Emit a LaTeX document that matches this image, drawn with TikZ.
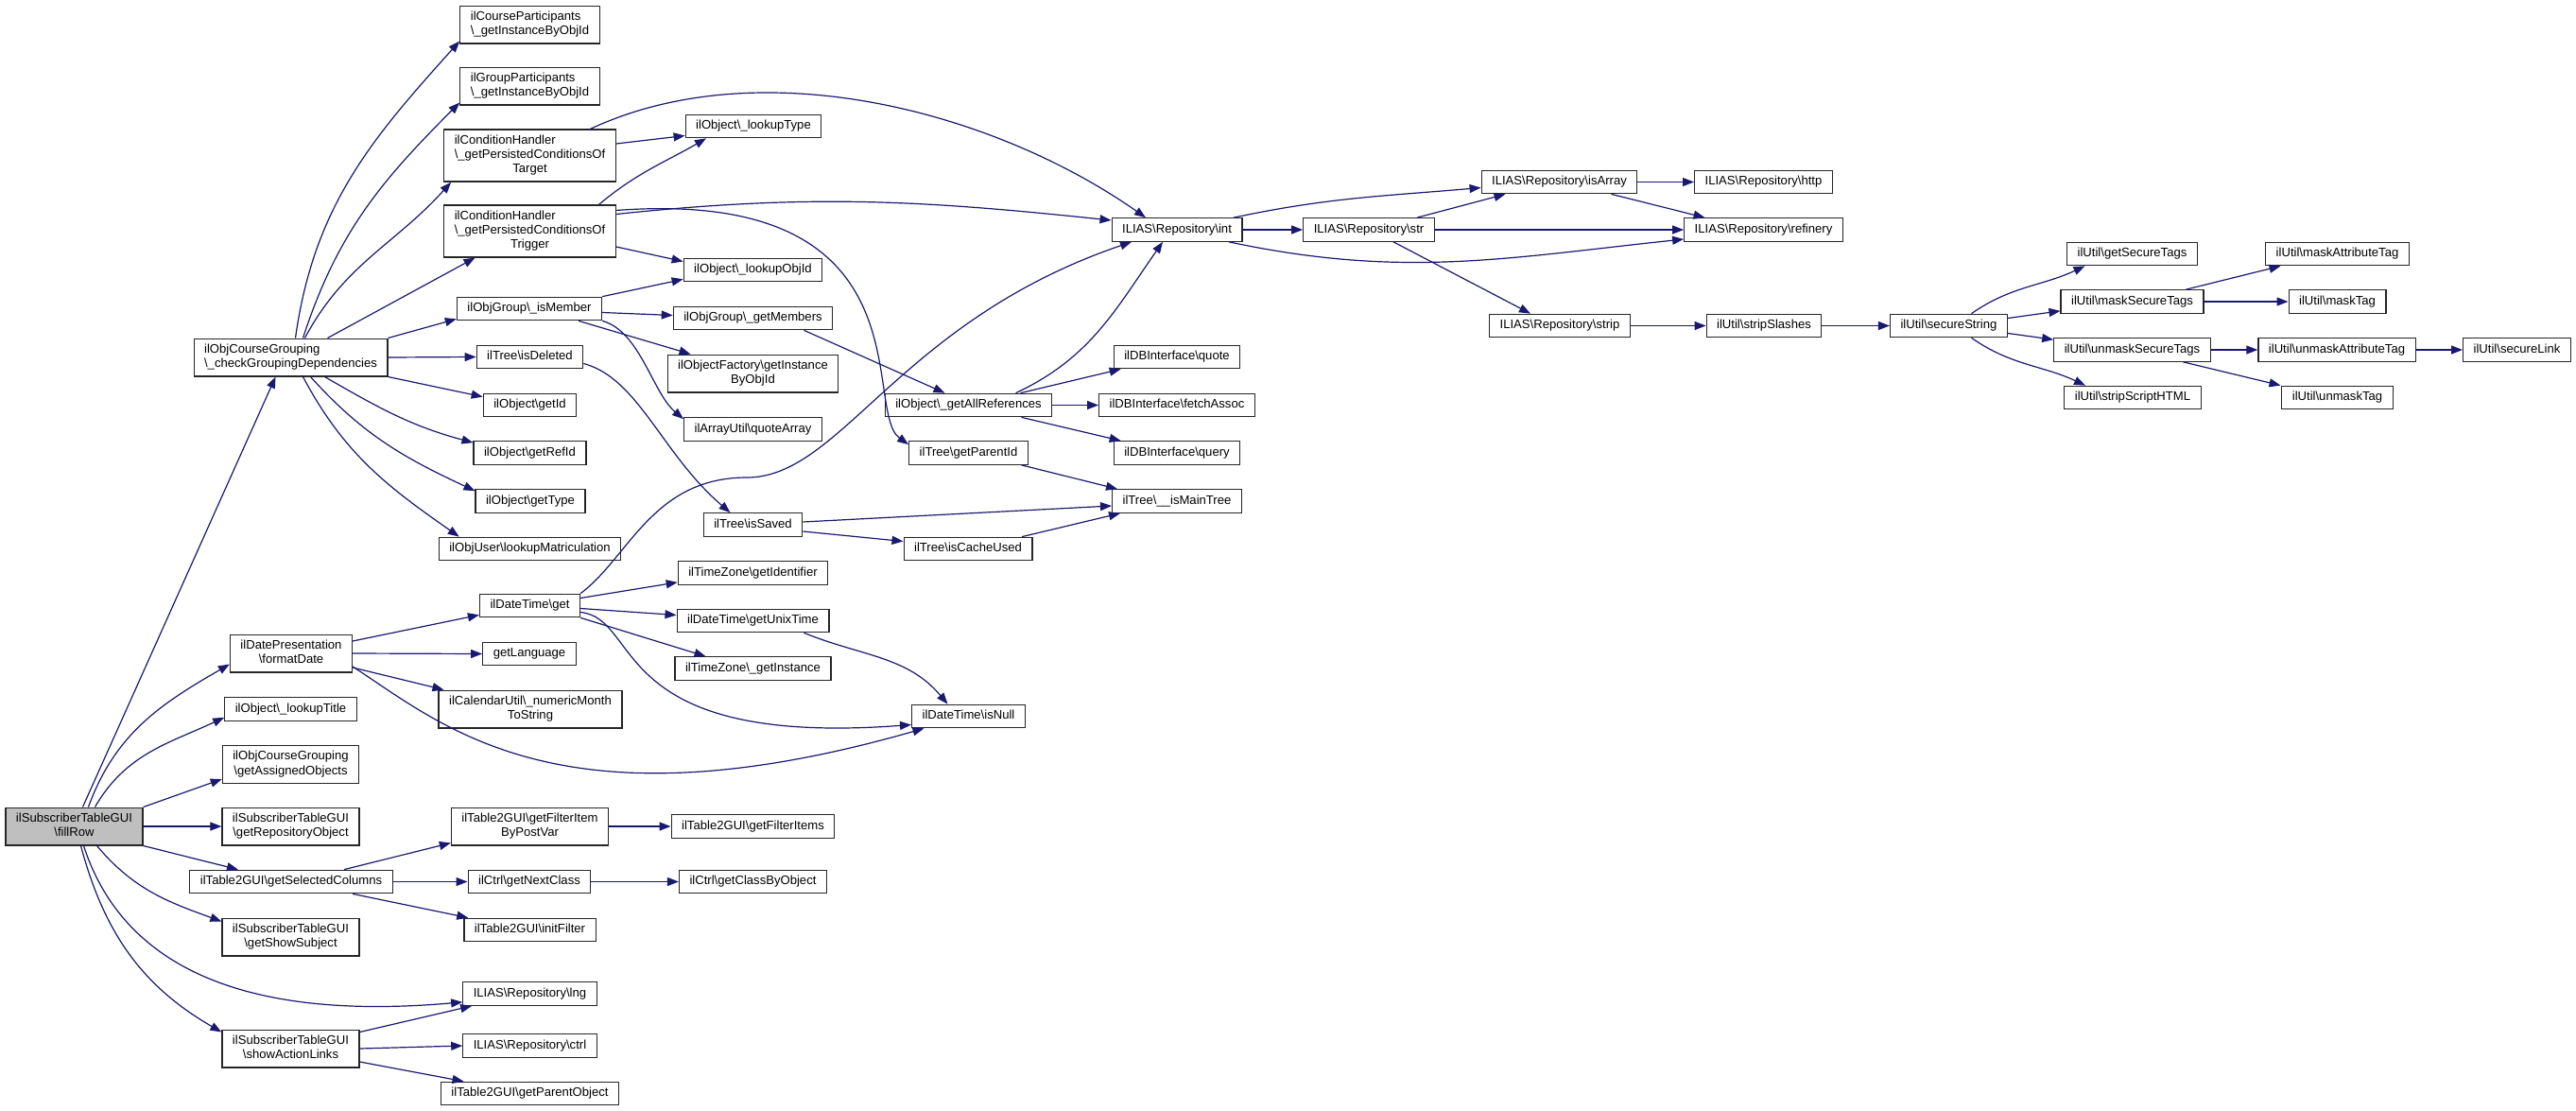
\documentclass[tikz,border=0pt]{standalone}
\usepackage{fontspec}
\usetikzlibrary{arrows.meta}
\newfontfamily\dotfont{Liberation Sans}
\definecolor{edgeblue}{HTML}{191970}
\newcommand{\bs}{\textbackslash}
\newcommand{\fnl}[2]{\begin{tabular}{@{}l@{}}#1\\\multicolumn{1}{@{}c@{}}{#2}\end{tabular}}

\begin{document}
\begin{tikzpicture}[x=1pt, y=1pt,
    fn/.style={draw=black!85, line width=1.2pt, fill=white, inner xsep=11pt, inner ysep=4.6pt,
        font=\dotfont\fontsize{13.1}{15.3}\selectfont, execute at begin node=\strut},
    root/.style={fn, fill=black!25},
    call/.style={-{Triangle[length=12pt,width=9pt]}, edgeblue, line width=1.2pt}]
    \useasboundingbox (0,0) rectangle (2725,-1175);

    % callers
    \node[root] (fillRow) at (78.5,-874) {\fnl{ilSubscriberTableGUI}{\bs fillRow}};
    \node[fn] (chkGrp) at (307.5,-378) {\fnl{ilObjCourseGrouping}{\bs\_checkGroupingDependencies}};
    \node[fn] (fmtDate) at (308,-691) {\fnl{ilDatePresentation}{\bs formatDate}};
    \node[fn] (lookupTitle) at (307.5,-750) {ilObject\bs\_lookupTitle};
    \node[fn] (getAssigned) at (307.5,-808.5) {\fnl{ilObjCourseGrouping}{\bs getAssignedObjects}};
    \node[fn] (getRepoObj) at (307.5,-874) {\fnl{ilSubscriberTableGUI}{\bs getRepositoryObject}};
    \node[fn] (getSelCols) at (308,-932.5) {ilTable2GUI\bs getSelectedColumns};
    \node[fn] (getShowSubj) at (307.5,-991) {\fnl{ilSubscriberTableGUI}{\bs getShowSubject}};
    \node[fn] (showAction) at (307.5,-1109) {\fnl{ilSubscriberTableGUI}{\bs showActionLinks}};

    % third column
    \node[fn] (crsPart) at (560.5,-26) {\fnl{ilCourseParticipants}{\bs\_getInstanceByObjId}};
    \node[fn] (grpPart) at (560.5,-91) {\fnl{ilGroupParticipants}{\bs\_getInstanceByObjId}};
    \node[fn] (condTarget) at (560.5,-164.5) {\fnl{ilConditionHandler\\\bs\_getPersistedConditionsOf}{Target}};
    \node[fn] (condTrigger) at (560.5,-244.5) {\fnl{ilConditionHandler\\\bs\_getPersistedConditionsOf}{Trigger}};
    \node[fn] (isMember) at (560,-326.5) {ilObjGroup\bs\_isMember};
    \node[fn] (isDeleted) at (560.5,-377.5) {ilTree\bs isDeleted};
    \node[fn] (getId) at (560.5,-428.5) {ilObject\bs getId};
    \node[fn] (getRefId) at (560.5,-479) {ilObject\bs getRefId};
    \node[fn] (getType) at (561,-530) {ilObject\bs getType};
    \node[fn] (lookupMatr) at (560.5,-580.5) {ilObjUser\bs lookupMatriculation};
    \node[fn] (dtGet) at (560.5,-640.5) {ilDateTime\bs get};
    \node[fn] (getLanguage) at (560,-691.5) {getLanguage};
    \node[fn] (numMonth) at (561,-750) {\fnl{ilCalendarUtil\bs\_numericMonth}{ToString}};
    \node[fn] (filterByVar) at (560.5,-874) {\fnl{ilTable2GUI\bs getFilterItem}{ByPostVar}};
    \node[fn] (nextClass) at (560,-932.5) {ilCtrl\bs getNextClass};
    \node[fn] (initFilter) at (560.5,-983.5) {ilTable2GUI\bs initFilter};
    \node[fn] (lng) at (560.5,-1051) {ILIAS\bs Repository\bs lng};
    \node[fn] (ctrl) at (560.5,-1106) {ILIAS\bs Repository\bs ctrl};
    \node[fn] (parentObj) at (560.5,-1156.5) {ilTable2GUI\bs getParentObject};

    % fourth column
    \node[fn] (lookupType) at (797,-133.5) {ilObject\bs\_lookupType};
    \node[fn] (lookupObjId) at (796.5,-285.5) {ilObject\bs\_lookupObjId};
    \node[fn] (getMembers) at (796.5,-336.5) {ilObjGroup\bs\_getMembers};
    \node[fn] (objFactory) at (796.5,-395) {\fnl{ilObjectFactory\bs getInstance}{ByObjId}};
    \node[fn] (quoteArray) at (796.5,-454) {ilArrayUtil\bs quoteArray};
    \node[fn] (isSaved) at (796.5,-555) {ilTree\bs isSaved};
    \node[fn] (tzId) at (796.5,-606) {ilTimeZone\bs getIdentifier};
    \node[fn] (unixTime) at (796.5,-656.5) {ilDateTime\bs getUnixTime};
    \node[fn] (tzInst) at (796.5,-707) {ilTimeZone\bs\_getInstance};
    \node[fn] (filterItems) at (796.5,-874) {ilTable2GUI\bs getFilterItems};
    \node[fn] (classByObj) at (796.5,-932.5) {ilCtrl\bs getClassByObject};

    % fifth and sixth column
    \node[fn] (allRefs) at (1024.5,-428.5) {ilObject\bs\_getAllReferences};
    \node[fn] (parentId) at (1024.5,-479) {ilTree\bs getParentId};
    \node[fn] (cacheUsed) at (1024,-580.5) {ilTree\bs isCacheUsed};
    \node[fn] (isNull) at (1024.5,-757.5) {ilDateTime\bs isNull};
    \node[fn] (repoInt) at (1245,-243) {ILIAS\bs Repository\bs int};
    \node[fn] (dbQuote) at (1245,-377.5) {ilDBInterface\bs quote};
    \node[fn] (fetchAssoc) at (1245,-428.5) {ilDBInterface\bs fetchAssoc};
    \node[fn] (dbQuery) at (1245,-479) {ilDBInterface\bs query};
    \node[fn] (mainTree) at (1245,-530) {ilTree\bs\_\_isMainTree};

    % repository
    \node[fn] (repoStr) at (1448,-243) {ILIAS\bs Repository\bs str};
    \node[fn] (isArray) at (1649.5,-192.5) {ILIAS\bs Repository\bs isArray};
    \node[fn] (strip) at (1650,-344.5) {ILIAS\bs Repository\bs strip};
    \node[fn] (http) at (1865.5,-192.5) {ILIAS\bs Repository\bs http};
    \node[fn] (refinery) at (1865.5,-243) {ILIAS\bs Repository\bs refinery};
    \node[fn] (stripSlashes) at (1866,-344.5) {ilUtil\bs stripSlashes};

    % ilUtil
    \node[fn] (secString) at (2061.5,-344.5) {ilUtil\bs secureString};
    \node[fn] (secTags) at (2255.5,-268.5) {ilUtil\bs getSecureTags};
    \node[fn] (maskSec) at (2255.5,-319) {ilUtil\bs maskSecureTags};
    \node[fn] (unmaskSec) at (2255.5,-370) {ilUtil\bs unmaskSecureTags};
    \node[fn] (stripHTML) at (2256,-420.5) {ilUtil\bs stripScriptHTML};
    \node[fn] (maskAttr) at (2472.5,-268.5) {ilUtil\bs maskAttributeTag};
    \node[fn] (maskTag) at (2472.5,-319) {ilUtil\bs maskTag};
    \node[fn] (unmaskAttr) at (2472,-370) {ilUtil\bs unmaskAttributeTag};
    \node[fn] (unmaskTag) at (2472.5,-420.5) {ilUtil\bs unmaskTag};
    \node[fn] (secLink) at (2662.5,-370) {ilUtil\bs secureLink};

    % straight calls
    \foreach \a/\b in {fillRow/getRepoObj, chkGrp/isDeleted, fmtDate/getLanguage, getSelCols/nextClass,
        filterByVar/filterItems, nextClass/classByObj, showAction/ctrl, allRefs/fetchAssoc,
        repoInt/repoStr, repoStr/refinery, isArray/http, strip/stripSlashes, stripSlashes/secString,
        maskSec/maskTag, unmaskSec/unmaskAttr, unmaskAttr/secLink} {
        \draw[call] (\a.east) -- (\b.west);
    };

    % fillRow
    \draw[call] ([xshift=9]fillRow.north) -- ([xshift=-16]chkGrp.south);
    \draw[call] ([xshift=15]fillRow.north) to[out=70,in=210] ([yshift=9]fmtDate.south west);
    \draw[call] ([xshift=22]fillRow.north) to[out=60,in=205] ([yshift=4]lookupTitle.south west);
    \draw[call] (fillRow.north east) -- ([yshift=5]getAssigned.south west);
    \draw[call] (fillRow.south east) -- ([xshift=-56]getSelCols.north);
    \draw[call] ([xshift=24]fillRow.south) to[out=-50,in=160] ([yshift=-4]getShowSubj.north west);
    \draw[call] ([xshift=10]fillRow.south) to[out=-72,in=185] ([yshift=4]lng.south west);
    \draw[call] ([xshift=7]fillRow.south) to[out=-75,in=150] ([yshift=-3]showAction.north west);

    % checkGroupingDependencies
    \draw[call] ([xshift=5]chkGrp.north) to[out=82,in=228] ([yshift=3]crsPart.south west);
    \draw[call] ([xshift=13]chkGrp.north) to[out=72,in=225] ([yshift=3]grpPart.south west);
    \draw[call] ([xshift=15]chkGrp.north) to[out=62,in=228] ([xshift=8]condTarget.south west);
    \draw[call] ([xshift=39]chkGrp.north) -- ([xshift=-58]condTrigger.south);
    \draw[call] (chkGrp.north east) -- ([yshift=2]isMember.south west);
    \draw[call] (chkGrp.south east) -- ([yshift=-4]getId.north west);
    \draw[call] ([xshift=36]chkGrp.south) to[out=-30,in=165] ([yshift=-2]getRefId.north west);
    \draw[call] ([xshift=21]chkGrp.south) to[out=-48,in=155] ([yshift=-2]getType.north west);
    \draw[call] ([xshift=13]chkGrp.south) to[out=-62,in=145] ([xshift=22]lookupMatr.north west);

    % conditions, groups, tree
    \draw[call] ([yshift=12.5]condTarget.east) -- ([yshift=-10]lookupType.west);
    \draw[call] ([xshift=64]condTarget.north) to[out=25,in=145,looseness=0.85] ([xshift=-33]repoInt.north);
    \draw[call] ([xshift=73]condTrigger.north) to[out=40,in=210] ([xshift=-50]lookupType.south);
    \draw[call] ([yshift=18]condTrigger.east) to[out=6,in=174] ([yshift=10]repoInt.west);
    \draw[call] ([yshift=22]condTrigger.east) .. controls +(335,25) and +(-50,36) .. ([yshift=-4]parentId.north west);
    \draw[call] ([yshift=-16.5]condTrigger.east) -- ([yshift=9]lookupObjId.west);
    \draw[call] (isMember.north east) -- ([yshift=3]lookupObjId.south west);
    \draw[call] ([yshift=-4]isMember.east) -- ([yshift=3]getMembers.west);
    \draw[call] ([xshift=52]isMember.south) -- ([xshift=-66]objFactory.north);
    \draw[call] (isMember.south east) .. controls +(40,-11) and +(-33,28) .. ([yshift=-2]quoteArray.north west);
    \draw[call] ([yshift=-7]isDeleted.east) .. controls +(58,-15.5) and +(-72.5,62) .. ([xshift=-24]isSaved.north);
    \draw[call] ([xshift=54]getMembers.south) -- ([xshift=-25]allRefs.north);
    \draw[call] ([xshift=50]allRefs.north) to[out=25,in=235] ([xshift=-15]repoInt.south);
    \draw[call] ([xshift=55]allRefs.north) -- ([xshift=8]dbQuote.south west);
    \draw[call] ([xshift=56]allRefs.south) -- ([xshift=8]dbQuery.north west);
    \draw[call] ([xshift=56]parentId.south) -- ([xshift=6]mainTree.north west);
    \draw[call] ([yshift=3]isSaved.east) -- ([yshift=-5]mainTree.west);
    \draw[call] ([yshift=-7]isSaved.east) -- ([yshift=8]cacheUsed.west);
    \draw[call] ([xshift=57]cacheUsed.north) -- ([xshift=9]mainTree.south west);

    % dates
    \draw[call] (dtGet.north east) .. controls (665,-590) and (690,-505) .. (790,-505)
        .. controls (890,-505) and (950,-340) .. ([xshift=-48]repoInt.south);
    \draw[call] ([yshift=8]dtGet.east) -- ([yshift=3]tzId.south west);
    \draw[call] ([yshift=-3]dtGet.east) -- ([yshift=6]unixTime.west);
    \draw[call] (dtGet.south east) -- ([xshift=-50]tzInst.north);
    \draw[call] ([yshift=-7]dtGet.east) .. controls +(66,-7) and +(-323,-24) .. ([yshift=-9]isNull.west);
    \draw[call] ([xshift=54]unixTime.south) to[out=-22,in=130] ([xshift=-22]isNull.north);
    \draw[call] ([yshift=13]fmtDate.east) -- ([yshift=3]dtGet.south west);
    \draw[call] ([yshift=-15]fmtDate.east) -- ([xshift=6]numMonth.north west);
    \draw[call] ([yshift=-14]fmtDate.east) .. controls +(97,-63) and +(-385,-110) .. ([xshift=-47]isNull.south);

    % table gui
    \draw[call] ([xshift=56]getSelCols.north) -- ([yshift=3]filterByVar.south west);
    \draw[call] ([xshift=65]getSelCols.south) -- ([xshift=5]initFilter.north west);
    \draw[call] ([yshift=-3]showAction.north east) -- ([xshift=10]lng.south west);
    \draw[call] ([yshift=-14]showAction.east) -- ([xshift=-70]parentObj.north);

    % repository
    \draw[call] ([xshift=60]repoInt.north) to[out=12,in=185] ([yshift=-6]isArray.west);
    \draw[call] ([xshift=55]repoInt.south) to[out=-12,in=186] ([yshift=-10]refinery.west);
    \draw[call] ([xshift=51]repoStr.north) -- ([xshift=-57]isArray.south);
    \draw[call] ([xshift=26]repoStr.south) -- ([xshift=-31]strip.north);
    \draw[call] ([xshift=55]isArray.south) -- ([xshift=-62]refinery.north);

    % secure string
    \draw[call] ([xshift=24]secString.north) to[out=35,in=205] ([xshift=-50]secTags.south);
    \draw[call] ([yshift=8]secString.east) -- ([yshift=3]maskSec.south west);
    \draw[call] ([yshift=-8]secString.east) -- ([yshift=-2]unmaskSec.north west);
    \draw[call] ([xshift=24]secString.south) to[out=-35,in=155] ([xshift=-50]stripHTML.north);
    \draw[call] ([xshift=57]maskSec.north) -- ([xshift=-60]maskAttr.south);
    \draw[call] ([xshift=54]unmaskSec.south) -- ([xshift=-60]unmaskTag.north);
\end{tikzpicture}
\end{document}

> [WHAT YOU NEED TO DO]
Print, exactly as written, the lines above from the first one to the one containing "(showAction) at (307.5,-1109)". Leave out pictures.

> [EXERCISE RESULT]
Emit a LaTeX document that matches this image, drawn with TikZ.
\documentclass[tikz,border=0pt]{standalone}
\usepackage{fontspec}
\usetikzlibrary{arrows.meta}
\newfontfamily\dotfont{Liberation Sans}
\definecolor{edgeblue}{HTML}{191970}
\newcommand{\bs}{\textbackslash}
\newcommand{\fnl}[2]{\begin{tabular}{@{}l@{}}#1\\\multicolumn{1}{@{}c@{}}{#2}\end{tabular}}

\begin{document}
\begin{tikzpicture}[x=1pt, y=1pt,
    fn/.style={draw=black!85, line width=1.2pt, fill=white, inner xsep=11pt, inner ysep=4.6pt,
        font=\dotfont\fontsize{13.1}{15.3}\selectfont, execute at begin node=\strut},
    root/.style={fn, fill=black!25},
    call/.style={-{Triangle[length=12pt,width=9pt]}, edgeblue, line width=1.2pt}]
    \useasboundingbox (0,0) rectangle (2725,-1175);

    % callers
    \node[root] (fillRow) at (78.5,-874) {\fnl{ilSubscriberTableGUI}{\bs fillRow}};
    \node[fn] (chkGrp) at (307.5,-378) {\fnl{ilObjCourseGrouping}{\bs\_checkGroupingDependencies}};
    \node[fn] (fmtDate) at (308,-691) {\fnl{ilDatePresentation}{\bs formatDate}};
    \node[fn] (lookupTitle) at (307.5,-750) {ilObject\bs\_lookupTitle};
    \node[fn] (getAssigned) at (307.5,-808.5) {\fnl{ilObjCourseGrouping}{\bs getAssignedObjects}};
    \node[fn] (getRepoObj) at (307.5,-874) {\fnl{ilSubscriberTableGUI}{\bs getRepositoryObject}};
    \node[fn] (getSelCols) at (308,-932.5) {ilTable2GUI\bs getSelectedColumns};
    \node[fn] (getShowSubj) at (307.5,-991) {\fnl{ilSubscriberTableGUI}{\bs getShowSubject}};
    \node[fn] (showAction) at (307.5,-1109) {\fnl{ilSubscriberTableGUI}{\bs showActionLinks}};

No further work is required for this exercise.